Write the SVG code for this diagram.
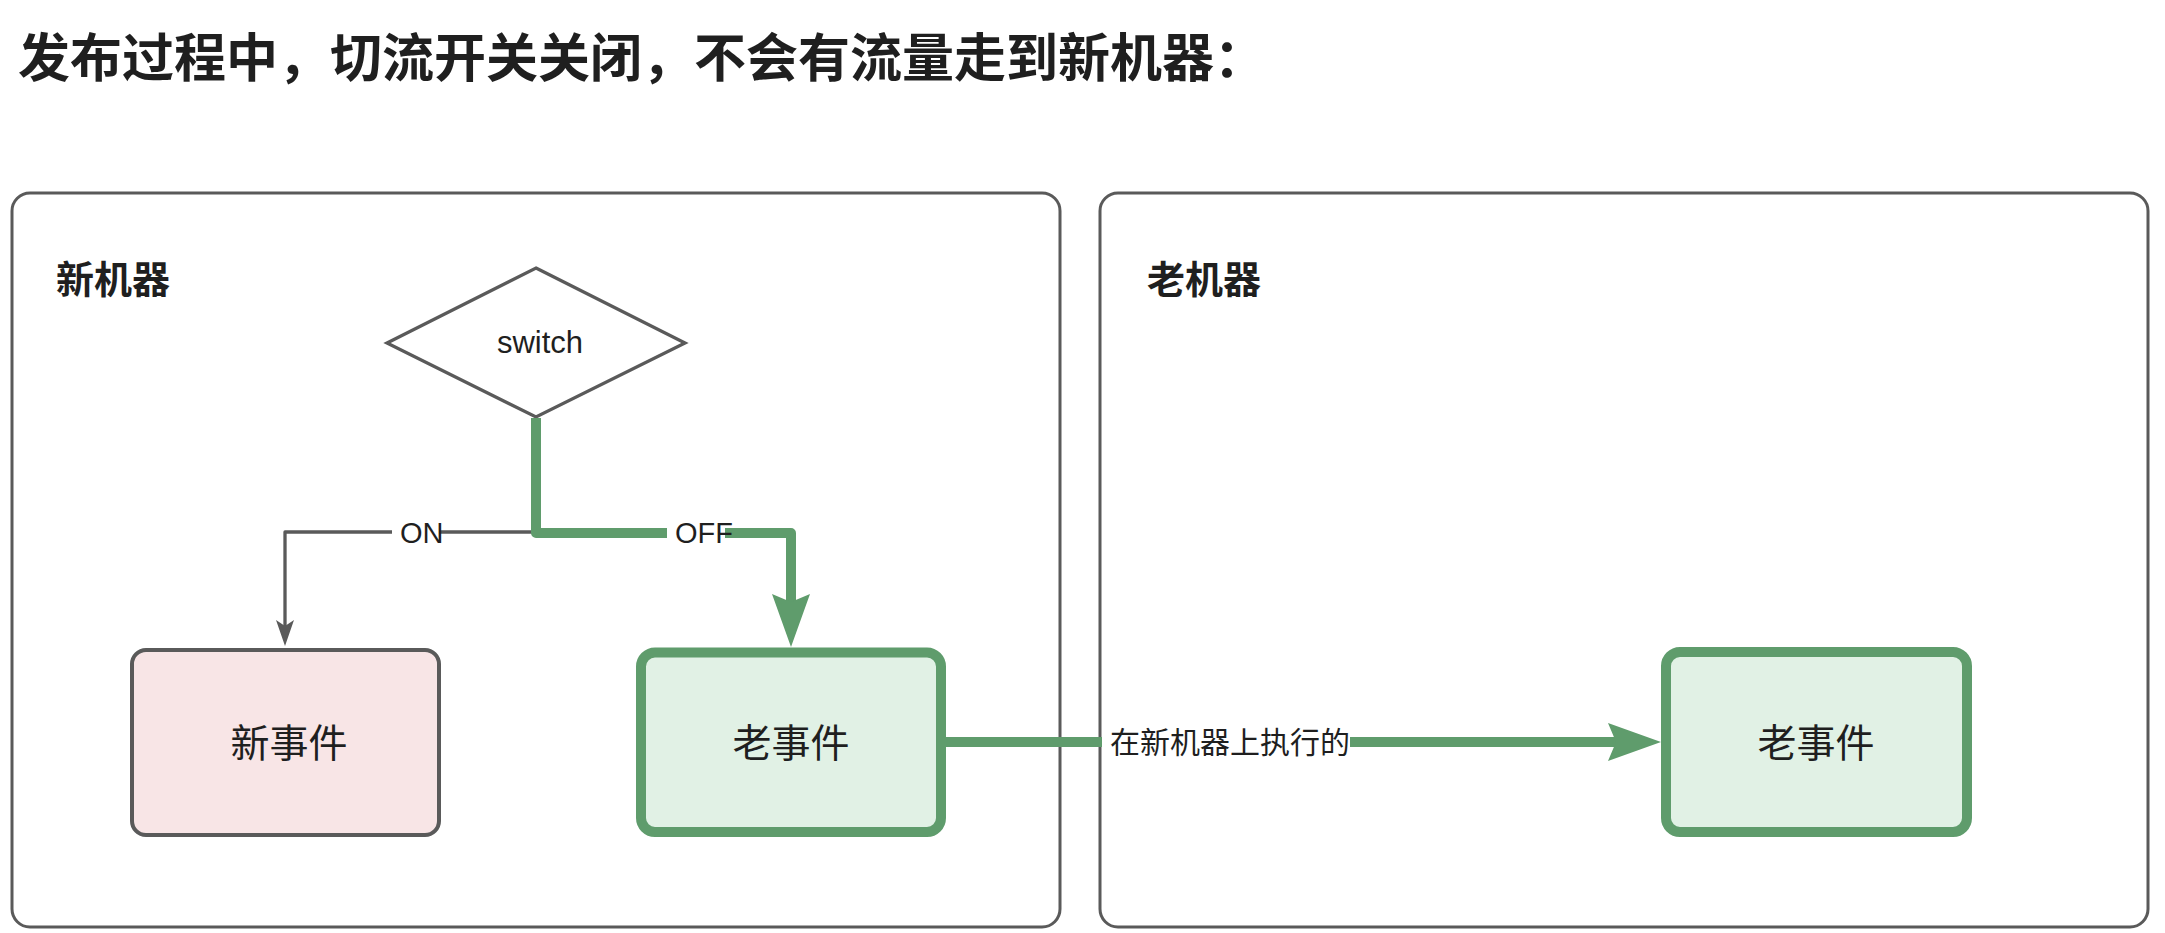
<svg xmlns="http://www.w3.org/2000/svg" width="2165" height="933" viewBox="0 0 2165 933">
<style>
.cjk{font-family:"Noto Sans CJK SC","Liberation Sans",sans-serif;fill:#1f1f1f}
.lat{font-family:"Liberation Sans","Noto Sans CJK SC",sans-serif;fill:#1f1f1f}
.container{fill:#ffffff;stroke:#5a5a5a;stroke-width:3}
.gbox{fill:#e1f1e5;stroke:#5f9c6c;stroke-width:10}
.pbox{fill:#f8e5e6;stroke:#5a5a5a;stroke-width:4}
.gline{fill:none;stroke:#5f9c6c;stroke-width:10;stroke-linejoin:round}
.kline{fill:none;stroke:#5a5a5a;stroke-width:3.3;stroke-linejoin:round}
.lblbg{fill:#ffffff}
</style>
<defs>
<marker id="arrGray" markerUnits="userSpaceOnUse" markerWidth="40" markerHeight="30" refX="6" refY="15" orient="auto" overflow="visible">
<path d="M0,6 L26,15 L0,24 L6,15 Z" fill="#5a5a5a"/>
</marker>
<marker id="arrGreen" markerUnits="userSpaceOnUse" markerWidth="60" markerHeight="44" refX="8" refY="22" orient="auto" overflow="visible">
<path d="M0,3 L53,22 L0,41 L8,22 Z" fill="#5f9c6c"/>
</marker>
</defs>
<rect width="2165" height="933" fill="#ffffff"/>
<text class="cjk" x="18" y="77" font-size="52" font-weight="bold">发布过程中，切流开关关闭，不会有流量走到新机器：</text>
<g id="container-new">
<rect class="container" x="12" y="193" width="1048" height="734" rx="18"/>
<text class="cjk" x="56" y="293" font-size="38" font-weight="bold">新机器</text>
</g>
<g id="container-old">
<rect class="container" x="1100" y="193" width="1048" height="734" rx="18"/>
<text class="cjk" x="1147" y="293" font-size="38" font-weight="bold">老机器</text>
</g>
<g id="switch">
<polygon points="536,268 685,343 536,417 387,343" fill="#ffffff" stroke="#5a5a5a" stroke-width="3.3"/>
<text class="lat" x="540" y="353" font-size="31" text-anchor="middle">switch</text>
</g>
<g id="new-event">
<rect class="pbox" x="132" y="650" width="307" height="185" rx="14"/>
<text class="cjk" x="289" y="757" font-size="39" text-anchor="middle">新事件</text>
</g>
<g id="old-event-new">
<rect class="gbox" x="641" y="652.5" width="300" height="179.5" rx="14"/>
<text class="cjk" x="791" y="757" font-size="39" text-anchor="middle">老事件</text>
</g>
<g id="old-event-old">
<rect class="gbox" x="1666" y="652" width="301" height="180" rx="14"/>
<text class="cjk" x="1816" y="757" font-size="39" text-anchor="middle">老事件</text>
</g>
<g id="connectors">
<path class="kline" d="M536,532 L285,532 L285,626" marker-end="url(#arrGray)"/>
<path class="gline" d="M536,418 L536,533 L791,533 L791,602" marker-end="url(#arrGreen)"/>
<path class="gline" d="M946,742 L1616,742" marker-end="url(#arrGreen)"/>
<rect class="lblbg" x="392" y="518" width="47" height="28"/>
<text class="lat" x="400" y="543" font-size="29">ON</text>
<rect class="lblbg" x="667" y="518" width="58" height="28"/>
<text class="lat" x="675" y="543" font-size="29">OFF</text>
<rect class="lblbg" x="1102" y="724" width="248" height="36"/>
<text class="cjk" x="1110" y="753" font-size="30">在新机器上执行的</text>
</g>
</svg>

-=-=-=-=-

- [Exercise details]
Quote in full the listing given above; the images are to be left out.

- [Response to the exercise]
Write the SVG code for this diagram.
<svg xmlns="http://www.w3.org/2000/svg" width="2165" height="933" viewBox="0 0 2165 933">
<style>
.cjk{font-family:"Noto Sans CJK SC","Liberation Sans",sans-serif;fill:#1f1f1f}
.lat{font-family:"Liberation Sans","Noto Sans CJK SC",sans-serif;fill:#1f1f1f}
.container{fill:#ffffff;stroke:#5a5a5a;stroke-width:3}
.gbox{fill:#e1f1e5;stroke:#5f9c6c;stroke-width:10}
.pbox{fill:#f8e5e6;stroke:#5a5a5a;stroke-width:4}
.gline{fill:none;stroke:#5f9c6c;stroke-width:10;stroke-linejoin:round}
.kline{fill:none;stroke:#5a5a5a;stroke-width:3.3;stroke-linejoin:round}
.lblbg{fill:#ffffff}
</style>
<defs>
<marker id="arrGray" markerUnits="userSpaceOnUse" markerWidth="40" markerHeight="30" refX="6" refY="15" orient="auto" overflow="visible">
<path d="M0,6 L26,15 L0,24 L6,15 Z" fill="#5a5a5a"/>
</marker>
<marker id="arrGreen" markerUnits="userSpaceOnUse" markerWidth="60" markerHeight="44" refX="8" refY="22" orient="auto" overflow="visible">
<path d="M0,3 L53,22 L0,41 L8,22 Z" fill="#5f9c6c"/>
</marker>
</defs>
<rect width="2165" height="933" fill="#ffffff"/>
<text class="cjk" x="18" y="77" font-size="52" font-weight="bold">发布过程中，切流开关关闭，不会有流量走到新机器：</text>
<g id="container-new">
<rect class="container" x="12" y="193" width="1048" height="734" rx="18"/>
<text class="cjk" x="56" y="293" font-size="38" font-weight="bold">新机器</text>
</g>
<g id="container-old">
<rect class="container" x="1100" y="193" width="1048" height="734" rx="18"/>
<text class="cjk" x="1147" y="293" font-size="38" font-weight="bold">老机器</text>
</g>
<g id="switch">
<polygon points="536,268 685,343 536,417 387,343" fill="#ffffff" stroke="#5a5a5a" stroke-width="3.3"/>
<text class="lat" x="540" y="353" font-size="31" text-anchor="middle">switch</text>
</g>
<g id="new-event">
<rect class="pbox" x="132" y="650" width="307" height="185" rx="14"/>
<text class="cjk" x="289" y="757" font-size="39" text-anchor="middle">新事件</text>
</g>
<g id="old-event-new">
<rect class="gbox" x="641" y="652.5" width="300" height="179.5" rx="14"/>
<text class="cjk" x="791" y="757" font-size="39" text-anchor="middle">老事件</text>
</g>
<g id="old-event-old">
<rect class="gbox" x="1666" y="652" width="301" height="180" rx="14"/>
<text class="cjk" x="1816" y="757" font-size="39" text-anchor="middle">老事件</text>
</g>
<g id="connectors">
<path class="kline" d="M536,532 L285,532 L285,626" marker-end="url(#arrGray)"/>
<path class="gline" d="M536,418 L536,533 L791,533 L791,602" marker-end="url(#arrGreen)"/>
<path class="gline" d="M946,742 L1616,742" marker-end="url(#arrGreen)"/>
<rect class="lblbg" x="392" y="518" width="47" height="28"/>
<text class="lat" x="400" y="543" font-size="29">ON</text>
<rect class="lblbg" x="667" y="518" width="58" height="28"/>
<text class="lat" x="675" y="543" font-size="29">OFF</text>
<rect class="lblbg" x="1102" y="724" width="248" height="36"/>
<text class="cjk" x="1110" y="753" font-size="30">在新机器上执行的</text>
</g>
</svg>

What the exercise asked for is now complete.